Exercise details:
Note each line of the listing that contains the string "this", and copy it.

______________________________

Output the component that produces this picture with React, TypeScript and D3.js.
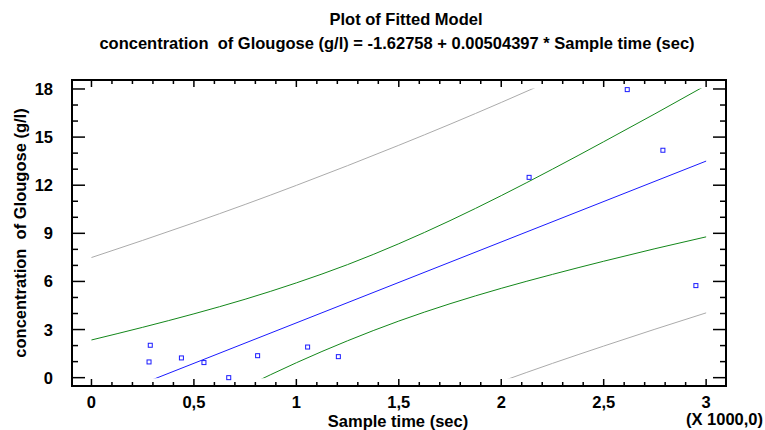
import React from "react";
import * as d3 from "d3";

// ---- data ----
const sampleTime = [287, 281, 439, 549, 670, 811, 1055, 1205, 2136, 2615, 2789, 2950];
const glucose = [2.02, 0.98, 1.23, 0.94, 0.0, 1.37, 1.91, 1.31, 12.49, 17.96, 14.18, 5.74];

const fitX = [0, 3000];
const fitY = [-1.62758, 13.5043];

const bandX = [0, 250, 500, 750, 1000, 1250, 1500, 1750, 2000, 2250, 2500, 2750, 3000];
const upperConf = [2.35, 3.14, 3.98, 4.89, 5.91, 7.05, 8.35, 9.79, 11.35, 13.0, 14.71, 16.45, 18.23];
const lowerConf = [-5.6, -3.87, -2.19, -0.58, 0.93, 2.3, 3.53, 4.61, 5.57, 6.44, 7.26, 8.04, 8.78];
const upperPred = [7.49, 8.56, 9.66, 10.8, 11.99, 13.22, 14.49, 15.8, 17.16, 18.56, 19.99, 21.46, 22.97];
const lowerPred = [-10.74, -9.29, -7.87, -6.49, -5.16, -3.86, -2.61, -1.41, -0.24, 0.89, 1.97, 3.02, 4.04];

const xMajor = [0, 500, 1000, 1500, 2000, 2500, 3000];
const xLabels = ["0", "0,5", "1", "1,5", "2", "2,5", "3"];
const yMajor = [0, 3, 6, 9, 12, 15, 18];
const yLabels = ["0", "3", "6", "9", "12", "15", "18"];

const title1 = "Plot of Fitted Model";
const title2 = "concentration  of Glougose (g/l) = -1.62758 + 0.00504397 * Sample time (sec)";
const xTitle = "Sample time (sec)";
const yTitle = "concentration  of Glougose (g/l)";
const xMultiplier = "(X 1000,0)";

const W = 765;
const H = 430;
const L = 72, R = 726, T = 80, B = 386;
const FONT = "'Liberation Sans', Arial, sans-serif";
const FS = 16.5;

export default function App() {
  const x = d3.scaleLinear().domain([-95, 3097]).range([L, R]);
  const y = d3.scaleLinear().domain([-0.52, 18.56]).range([B, T]);

  const line = d3
    .line<[number, number]>()
    .x((d) => x(d[0]))
    .y((d) => y(d[1]))
    .curve(d3.curveMonotoneX);
  const straight = d3
    .line<[number, number]>()
    .x((d) => x(d[0]))
    .y((d) => y(d[1]));

  const band = (vals: number[]) => line(bandX.map((v, i) => [v, vals[i]] as [number, number])) || "";
  const fitPath = straight(fitX.map((v, i) => [v, fitY[i]] as [number, number])) || "";

  const xMinor = d3.range(0, 3001, 100).filter((v) => v % 500 !== 0);
  const yMinor = d3.range(0, 19, 1).filter((v) => v % 3 !== 0);

  const clipTop = y(18) - 0.5;
  const clipBot = y(0) + 0.5;
  const pre = { whiteSpace: "pre" as const };

  return (
    <svg
      width={W}
      height={H}
      style={{ position: "absolute", left: 0, top: 0, background: "#fff" }}
      fontFamily={FONT}
      fontWeight="bold"
    >
      <rect x={0} y={0} width={W} height={H} fill="#fff" />
      <defs>
        <clipPath id="rng">
          <rect x={L} y={clipTop} width={R - L} height={clipBot - clipTop} />
        </clipPath>
      </defs>

      {/* titles */}
      <text x={406} y={25} textAnchor="middle" fontSize={FS} style={pre}>
        {title1}
      </text>
      <text x={397} y={49} textAnchor="middle" fontSize={FS} style={pre}>
        {title2}
      </text>

      {/* curves */}
      <g clipPath="url(#rng)" fill="none" strokeWidth={1}>
        <path d={band(upperPred)} stroke="#ababab" />
        <path d={band(lowerPred)} stroke="#ababab" />
        <path d={band(upperConf)} stroke="#13871a" />
        <path d={band(lowerConf)} stroke="#13871a" />
        <path d={fitPath} stroke="#1a1aff" />
      </g>

      {/* points */}
      {sampleTime.map((t, i) => (
        <rect
          key={i}
          x={x(t) - 2}
          y={y(glucose[i]) - 2}
          width={4}
          height={4}
          fill="none"
          stroke="#1a1aff"
          strokeWidth={1}
        />
      ))}

      {/* ticks */}
      <g stroke="#000" strokeWidth={1.5}>
        {yMajor.map((v) => (
          <g key={"ym" + v}>
            <line x1={L} x2={L + 13} y1={y(v)} y2={y(v)} />
            <line x1={R} x2={R - 13} y1={y(v)} y2={y(v)} />
          </g>
        ))}
        {yMinor.map((v) => (
          <g key={"yn" + v}>
            <line x1={L} x2={L + 6} y1={y(v)} y2={y(v)} />
            <line x1={R} x2={R - 6} y1={y(v)} y2={y(v)} />
          </g>
        ))}
        {xMajor.map((v) => (
          <g key={"xm" + v}>
            <line x1={x(v)} x2={x(v)} y1={B} y2={B - 7} />
            <line x1={x(v)} x2={x(v)} y1={T} y2={T + 7} />
          </g>
        ))}
        {xMinor.map((v) => (
          <g key={"xn" + v}>
            <line x1={x(v)} x2={x(v)} y1={B} y2={B - 4} />
            <line x1={x(v)} x2={x(v)} y1={T} y2={T + 4} />
          </g>
        ))}
      </g>

      {/* frame */}
      <rect x={L} y={T} width={R - L} height={B - T} fill="none" stroke="#000" strokeWidth={2} />

      {/* tick labels */}
      {yMajor.map((v, i) => (
        <text key={"yl" + v} x={53} y={y(v) + 6} textAnchor="end" fontSize={FS}>
          {yLabels[i]}
        </text>
      ))}
      {xMajor.map((v, i) => (
        <text key={"xl" + v} x={x(v)} y={408} textAnchor="middle" fontSize={FS}>
          {xLabels[i]}
        </text>
      ))}

      {/* axis titles */}
      <text x={398} y={427} textAnchor="middle" fontSize={FS}>
        {xTitle}
      </text>
      <text
        transform={`translate(26, ${(T + B) / 2}) rotate(-90)`}
        textAnchor="middle"
        fontSize={FS}
        style={pre}
      >
        {yTitle}
      </text>
      <text x={763} y={425} textAnchor="end" fontSize={FS}>
        {xMultiplier}
      </text>
    </svg>
  );
}
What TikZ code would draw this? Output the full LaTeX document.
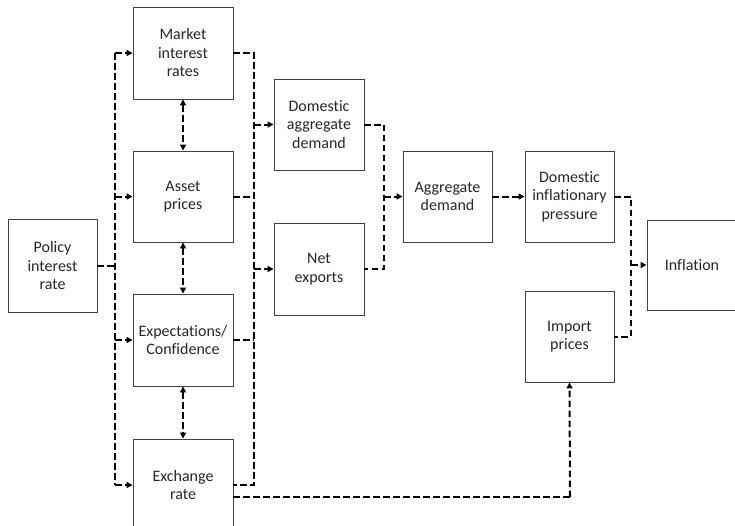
\documentclass[tikz,border=0pt]{standalone}
\usepackage{fontspec}
\setmainfont{Carlito}[Ligatures=NoCommon,RawFeature=-liga]
\usetikzlibrary{arrows.meta}
\tikzset{
  box/.style={draw=black!75, line width=0.9pt, minimum width=#1, inner sep=0pt, align=center, text=black!85,
    font=\fontsize{16pt}{18.5pt}\selectfont},
  dl/.style={draw=black, line width=2pt, dash pattern=on 6.5pt off 3.5pt},
  arr/.style={dl, -{Triangle[length=6pt,width=6pt]}},
  biarr/.style={dl, {Triangle[length=6pt,width=6pt]}-{Triangle[length=6pt,width=6pt]}},
}
\begin{document}
\begin{tikzpicture}[x=1pt,y=-1pt]
\useasboundingbox (0,0) rectangle (735,525);
\clip (0,0) rectangle (735,525);
% nodes
\node[box=89pt, minimum height=93pt] (policy) at (52.5,265.5) {Policy\\interest\\rate};
\node[box=100pt, minimum height=92pt] (market) at (183,53) {Market\\interest\\rates};
\node[box=100pt, minimum height=91pt] (asset) at (183,196.5) {Asset\\prices};
\node[box=100pt, minimum height=92pt] (expect) at (183,340) {Expectations/\\Confidence};
\node[box=100pt, minimum height=92pt] (exch) at (183,485) {Exchange\\rate};
\node[box=90pt, minimum height=91pt] (dad) at (319,124.5) {Domestic\\aggregate\\demand};
\node[box=90pt, minimum height=92pt] (nx) at (319,269) {Net\\exports};
\node[box=89pt, minimum height=91pt] (ad) at (447.5,196.5) {Aggregate\\demand};
\node[box=89pt, minimum height=91pt] (dip) at (569.5,196.5) {Domestic\\inflationary\\pressure};
\node[box=89pt, minimum height=91pt] (imp) at (569.5,336.5) {Import\\prices};
\node[box=90pt, minimum height=90pt] (infl) at (692,265) {Inflation};
% bus 1 (policy to channels)
\coordinate (b1p) at (115,265.5);
\coordinate (b1m) at (115,53);
\coordinate (b1a) at (115,196.5);
\coordinate (b1e) at (115,340);
\coordinate (b1x) at (115,485);
\draw[dl] (policy.east) -- (b1p);
\draw[dl] (b1m) -- (b1x);
\draw[arr] (b1m) -- (market.west);
\draw[arr] (b1a) -- (asset.west);
\draw[arr] (b1e) -- (expect.west);
\draw[arr] (b1x) -- (exch.west);
% bidirectional links
\draw[biarr] (market.south) -- (asset.north);
\draw[biarr] (asset.south) -- (expect.north);
\draw[biarr] (expect.south) -- (exch.north);
% bus 2 (channels to demand)
\coordinate (b2m) at (254,53);
\coordinate (b2d) at (254,124.5);
\coordinate (b2n) at (254,269);
\coordinate (b2x) at (254,485);
\draw[dl] (market.east) -- (b2m) -- (b2x) -- (exch.east);
\draw[dl] (asset.east) -- (asset.east -| b2m);
\draw[dl] (expect.east) -- (expect.east -| b2m);
\draw[arr] (b2d) -- (dad.west);
\draw[arr] (b2n) -- (nx.west);
% exchange rate to import prices
\coordinate (xl) at (233,497);
\coordinate (xr) at (570,497);
\draw[dl] (xl) -- (xr);
\draw[arr] (xr) -- (imp.south);
% demand to aggregate demand
\coordinate (b3t) at (384,124.5);
\coordinate (b3b) at (384,269);
\coordinate (b3m) at (384,196.5);
\draw[dl] (dad.east) -- (b3t) -- (b3b) -- (nx.east);
\draw[arr] (b3m) -- (ad.west);
\draw[arr] (ad.east) -- (dip.west);
% to inflation
\coordinate (b4t) at (631,196.5);
\coordinate (b4b) at (631,336.5);
\coordinate (b4m) at (631,265);
\draw[dl] (dip.east) -- (b4t) -- (b4b) -- (imp.east);
\draw[arr] (b4m) -- (infl.west);
\end{tikzpicture}
\end{document}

______________________________

Final result:
Output the component that produces this picture with React, TypeScript and D3.js.
What TikZ code would draw this? Output the full LaTeX document.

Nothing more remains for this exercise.